We don’t want to lean too much into our emotions and be led only by them, riding the often dramatically high peaks and the scary low valleys. And we don’t want to ignore, deny or numb them, leaving us living in a world that lacks feeling or vibrancy. Thankfully, we live in a time where we are encouraged more to have healthy conversations about our mental state. We monitor how we are feeling and why are feeling that way. Constantly gauging, evaluating and reporting.
There is a reason that God made us creatures who feel things deeply.
Using emotions as guides to be noticed and noted is not new. Fear has kept us alive for thousands of years—we don’t pick fights we can’t win or try to do things that will certainly end terribly. We feel angry at injustice and take action. We comfort those in our lives who are sad. We celebrate with those who celebrate and mourn with those mourn. Carrying each other through the peaks and valleys, lifting and being lifted.

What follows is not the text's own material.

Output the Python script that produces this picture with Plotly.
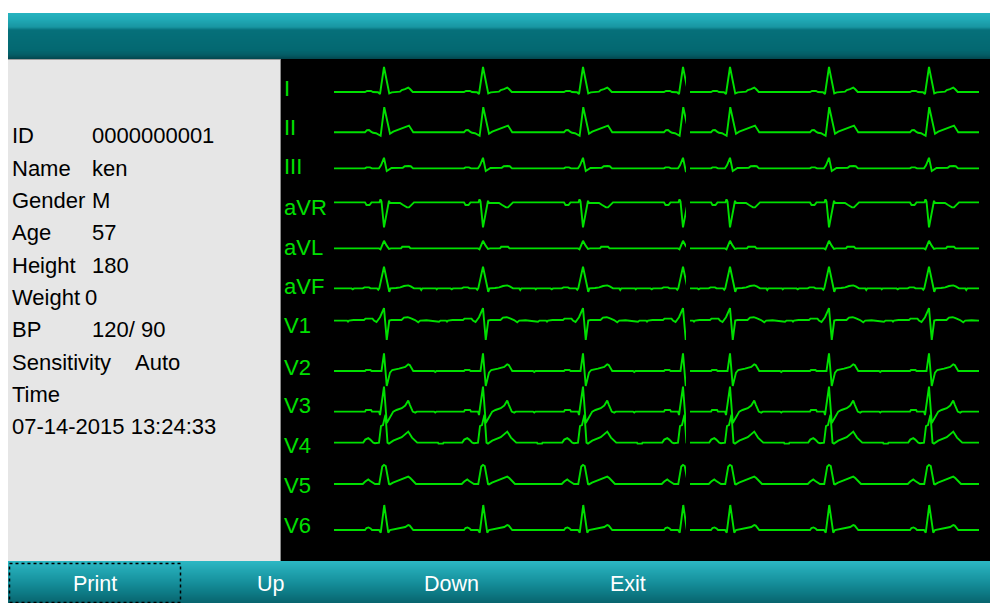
import plotly.graph_objects as go

# ---------------- data ----------------
LEADS = ["I", "II", "III", "aVR", "aVL", "aVF", "V1", "V2", "V3", "V4", "V5", "V6"]

# R-peak times (ms) of the two screen segments
BEATS_SEG1_MS = [400, 1192, 1992, 2792]
BEATS_SEG2_MS = [3168, 3960, 4760]
SEG1_START_MS = 0
SEG2_START_MS = 2848
SEG2_END_MS = 5160

# per-lead baseline offset on the display (mV)
LEAD_OFFSET_MV = [-1.65, -3.66, -5.47, -7.17, -9.47, -11.47,
                  -13.08, -15.6, -17.63, -19.18, -21.25, -23.55]

# beat shape per lead: (ms relative to R peak, mV)
BEAT_I = [(-176, 0), (-152, 0), (-136, 0.05), (-104, 0.05), (-88, 0), (-48, -0.01), (-32, -0.1),
          (0, 1.25), (42, -0.07), (62, -0.02), (128, 0.02), (142, 0.1), (168, 0.14),
          (194, 0.22), (208, 0.15), (230, 0), (280, 0)]
BEAT_II = [(-176, 0), (-152, 0), (-136, 0.1), (-120, 0.11), (-104, 0.03), (-88, -0.03), (-64, -0.05),
           (-27, -0.18), (2, 1.25), (48, -0.08), (74, 0.03), (150, 0.2), (200, 0.33),
           (234, 0), (280, 0)]
BEAT_III = [(-176, 0), (-152, 0), (-140, 0.05), (-112, 0.05), (-96, 0), (-40, 0), (-24, 0.15),
            (0, 0.53), (22, -0.13), (46, -0.02), (60, 0.02), (150, 0.03), (166, 0.11),
            (196, 0.12), (214, 0.11), (232, 0), (280, 0)]
BEAT_AVR = [(-176, 0), (-152, 0), (-140, -0.13), (-116, -0.13), (-100, 0), (-36, 0), (-28, 0.15),
            (-20, 0.05), (0, -1.25), (40, 0.08), (48, -0.02), (128, -0.03), (150, -0.12),
            (184, -0.25), (200, -0.25), (240, 0), (280, 0)]
BEAT_AVL = [(-176, 0), (-40, 0), (-28, -0.05), (0, 0.38), (20, 0.15), (40, -0.03), (56, 0),
            (136, 0), (146, 0.08), (200, 0.08), (212, 0), (280, 0)]
BEAT_AVF = [(-260, 0), (-250, -0.05), (-240, 0), (-170, 0), (-156, 0.05), (-120, 0.05), (-108, 0),
            (-56, 0), (-46, -0.07), (-38, 0), (0, 1.08), (42, -0.17), (52, 0), (96, 0.02),
            (130, 0.05), (160, 0.12), (194, 0.15), (214, 0.1), (240, 0), (290, 0),
            (298, -0.08), (306, 0), (416, 0), (422, -0.05), (430, 0), (470, 0)]
BEAT_V1 = [(-296, 0), (-288, -0.05), (-280, 0), (-244, 0.03), (-160, 0.03), (-148, 0.1),
           (-92, 0.1), (-80, 0), (-60, -0.07), (-32, 0.17), (0, 0.62), (22, -0.97), (42, 0),
           (60, 0.03), (140, 0.03), (160, 0.15), (190, 0.17), (212, 0.12), (248, 0.03),
           (274, -0.08), (290, 0), (340, 0.02), (440, -0.06), (452, 0), (470, 0)]
BEAT_V2 = [(-176, 0), (-152, 0), (-144, 0.05), (-108, 0.05), (-100, 0), (-20, 0), (0, 0.88),
           (22, -0.75), (48, -0.08), (66, 0.05), (120, 0.12), (170, 0.2), (194, 0.33),
           (206, 0.3), (234, 0), (400, 0), (410, -0.05), (420, 0), (470, 0)]
BEAT_V3 = [(-176, 0), (-152, 0), (-144, 0.08), (-104, 0.08), (-96, 0), (-40, 0), (-32, -0.17),
           (0, 1.25), (22, -0.57), (48, -0.25), (74, 0), (100, 0.08), (142, 0.17), (170, 0.3),
           (194, 0.55), (206, 0.35), (230, 0), (250, -0.05), (262, 0), (400, 0),
           (410, -0.05), (420, 0), (470, 0)]
BEAT_V4 = [(-176, 0), (-166, 0), (-150, 0.15), (-126, 0.22), (-110, 0.15), (-86, 0), (-72, -0.03),
           (-40, 0), (-24, 0.83), (-8, 0.88), (12, 1.4), (28, 0), (40, -0.05), (74, 0.1),
           (142, 0.27), (194, 0.55), (224, 0.25), (266, 0), (432, 0), (436, -0.05),
           (472, -0.05), (476, 0)]
BEAT_V5 = [(-176, 0), (-170, 0), (-150, 0.12), (-126, 0.23), (-110, 0.15), (-72, 0), (-38, 0),
           (-14, 0.87), (0, 0.95), (14, 0.9), (40, 0), (48, -0.02), (72, 0.07), (128, 0.2),
           (176, 0.33), (194, 0.37), (210, 0.3), (256, 0), (280, 0)]
BEAT_V6 = [(-176, 0), (-152, 0), (-140, 0.1), (-124, 0.13), (-108, 0.08), (-96, 0), (-40, 0),
           (-26, -0.13), (2, 1.25), (34, -0.13), (48, 0), (114, 0.08), (170, 0.15),
           (194, 0.25), (206, 0.22), (234, 0), (280, 0)]
BEATS = [BEAT_I, BEAT_II, BEAT_III, BEAT_AVR, BEAT_AVL, BEAT_AVF,
         BEAT_V1, BEAT_V2, BEAT_V3, BEAT_V4, BEAT_V5, BEAT_V6]

PATIENT_FIELDS = ["ID", "Name", "Gender", "Age", "Height", "Weight", "BP", "Sensitivity", "Time"]
PATIENT_VALUES = ["0000000001", "ken", "M", "57", "180", "0", "120/ 90", "Auto", ""]
TIMESTAMP = "07-14-2015 13:24:33"
BUTTONS = ["Print", "Up", "Down", "Exit"]

# ---------------- layout helpers ----------------
W, H = 990, 603
def px(x):
    return x / W
def py(y):
    return 1 - y / H

GREEN = "#00e000"

def build(beat, r_times, start, end=None):
    xs, ys = [start], [0.0]
    for r in r_times:
        for t, v in beat:
            xs.append(r + t)
            ys.append(v)
    if end is not None:
        pairs = [(x, y) for x, y in zip(xs, ys) if x <= end]
        pairs.append((end, 0.0))
        xs = [p[0] for p in pairs]
        ys = [p[1] for p in pairs]
    return xs, ys

fig = go.Figure()
for lead, beat, off in zip(LEADS, BEATS, LEAD_OFFSET_MV):
    x1, y1 = build(beat, BEATS_SEG1_MS, SEG1_START_MS)
    fig.add_trace(go.Scatter(x=x1, y=[v + off for v in y1], mode="lines", xaxis="x", yaxis="y",
                             line=dict(color=GREEN, width=1.9), hoverinfo="skip", name=lead))
    x2, y2 = build(beat, BEATS_SEG2_MS, SEG2_START_MS, SEG2_END_MS)
    fig.add_trace(go.Scatter(x=x2, y=[v + off for v in y2], mode="lines", xaxis="x2", yaxis="y",
                             line=dict(color=GREEN, width=1.9), hoverinfo="skip", name=lead))

shapes = []
def rect(x0, y0, x1, y1, color):
    shapes.append(dict(type="rect", xref="paper", yref="paper", x0=px(x0), x1=px(x1),
                       y0=py(y1), y1=py(y0), fillcolor=color, line=dict(width=0), layer="below"))

def gradient(y_top, y_bot, stops, x0=8, x1=990):
    for y in range(y_top, y_bot):
        yc = y + 0.5
        for (ya, ca), (yb, cb) in zip(stops[:-1], stops[1:]):
            if ya <= yc <= yb:
                f = (yc - ya) / (yb - ya)
                c = tuple(int(round(a + (b - a) * f)) for a, b in zip(ca, cb))
                break
        else:
            c = stops[-1][1]
        rect(x0, y, x1, y + 1, "rgb(%d,%d,%d)" % c)

TOP_STOPS = [(13, (38, 180, 192)), (20, (32, 168, 180)), (27, (24, 150, 162)), (30, (6, 112, 122)),
             (50, (3, 104, 113)), (55, (4, 92, 101)), (59, (3, 70, 78))]
BOT_STOPS = [(561, (44, 184, 196)), (568, (36, 170, 182)), (580, (24, 148, 160)),
             (592, (14, 124, 135)), (603, (8, 100, 110))]

gradient(13, 59, TOP_STOPS)
rect(8, 59, 280, 561, "#e6e6e6")
rect(8, 59, 280, 60, "#a0a0a0")
rect(280, 59, 990, 561, "#000000")
rect(280, 59, 281, 561, "#8a8a8a")
gradient(561, 603, BOT_STOPS)
shapes.append(dict(type="rect", xref="paper", yref="paper", x0=px(9.5), x1=px(180.5),
                   y0=py(602.5), y1=py(563.5), line=dict(color="black", width=1.5, dash="dot"),
                   fillcolor="rgba(0,0,0,0)", layer="above"))

annotations = []
def text(x, y, s, size, color, family, anchor="left"):
    annotations.append(dict(x=px(x), y=py(y), xref="paper", yref="paper", text=s, showarrow=False,
                            xanchor=anchor, yanchor="middle",
                            font=dict(size=size, color=color, family=family)))

LEFT_FONT = "Liberation Sans"
VALUE_X = [90, 90, 90, 90, 90, 83, 90, 133, 90]
for i, (f, v) in enumerate(zip(PATIENT_FIELDS, PATIENT_VALUES)):
    y = 136 + 32.3 * i
    text(10, y, f, 22, "black", LEFT_FONT)
    if v:
        text(VALUE_X[i], y, v, 22, "black", LEFT_FONT)
text(10, 136 + 32.3 * 9, TIMESTAMP, 22, "black", LEFT_FONT)

LABEL_Y = [88, 127, 167, 207, 247, 287, 325, 367, 405, 445, 485, 525]
for lead, y in zip(LEADS, LABEL_Y):
    text(282, y, lead, 22, GREEN, LEFT_FONT)

BUTTON_X = [95, 271, 451, 628]
for b, x in zip(BUTTONS, BUTTON_X):
    text(x, 584, b, 21.5, "white", "Liberation Sans", anchor="center")

fig.update_layout(
    width=W, height=H, margin=dict(l=0, r=0, t=0, b=0),
    paper_bgcolor="white", plot_bgcolor="rgba(0,0,0,0)", showlegend=False,
    shapes=shapes, annotations=annotations,
    xaxis=dict(domain=[px(280), px(686)], range=[-432, 2816], visible=False, fixedrange=True),
    xaxis2=dict(domain=[px(690), 1.0], range=[2848, 5248], visible=False, fixedrange=True, anchor="y"),
    yaxis=dict(domain=[py(561), py(59)], range=[-25.1, 0], visible=False, fixedrange=True),
)

fig.write_html("out.html", config={"displayModeBar": False},
               post_script="document.body.style.margin='0';document.body.style.overflow='hidden';")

We do not want to be overtaken or blinded by our emotions though. Being blind with rage is not good for anyone, while getting angry isn’t necessarily a bad thing. Debilitating sadness doesn’t serve anyone well. Getting passionate isn’t a bad thing, but becoming unstable can be dangerous.
Losing control, unfortunately, is all too common. It is not healthy and can be dangerous. The destruction that is caused during those episodes is often deep and long-lasting. The physical and emotional effects can leave scars that last a lifetime. When we can’t see out of the forest of our emotions we lose our grasp on reality, we no longer can find true north in order to orient ourselves appropriately to move forward. Instead, we become stuck and feel like a prisoner to our own selves. Unsure what is really true and what is not.
Setting emotions in their right place
If you are not at a healthy place, if you are feeling trapped, this is the opportunity to do something. Look into counseling and take it seriously. The money invested in your health will not be wasted. The hard work you put into your mental well-being is money well-spent. And there is absolutely no shame in getting help, it’s not a sign of failure or weakness. Think of it like going to get help for a physical injury. Sure, you could keep going, but that will not allow you to thrive. Your emotional health is paramount and directly affects the quality of your life. There is always room to grow in this area.
Another side to this coin is being able to properly identify and respond to the emotions of others, not just dealing with our own emotions. People who are emotionally intelligent can read people’s emotions from their posture and facial expressions. They can properly assign the right emotion and figure out a way to cheer them up if needed. As a culture we often underestimate the importance of emotional intelligence and health.
Don’t ignore the work.
In many ways it is just as important as our physical health. Workplaces and families suffer when someone emotionally unhealthy is acting out. It is akin to having someone with the flu walking around the office or your home, breathing their own contaminants into the air, changing the dynamics of whatever they are a part of.
Emotional intelligence is not just a general sense of niceness or being agreeable, which also get mistaken for being Christ-like. Pleasantness doesn’t make anyone holier or healthier. Taking steps toward health and becoming emotionally intelligent benefits everyone. Suppressing your thoughts or biting your tongue may seem like an acceptable short-term solution, but ultimately it will not work. Loneliness and resentment will creep in over time. You are meant to belong to a community and to be an active member who shares and takes part, not a passive observer. Bring your whole, healthiest self when you show up.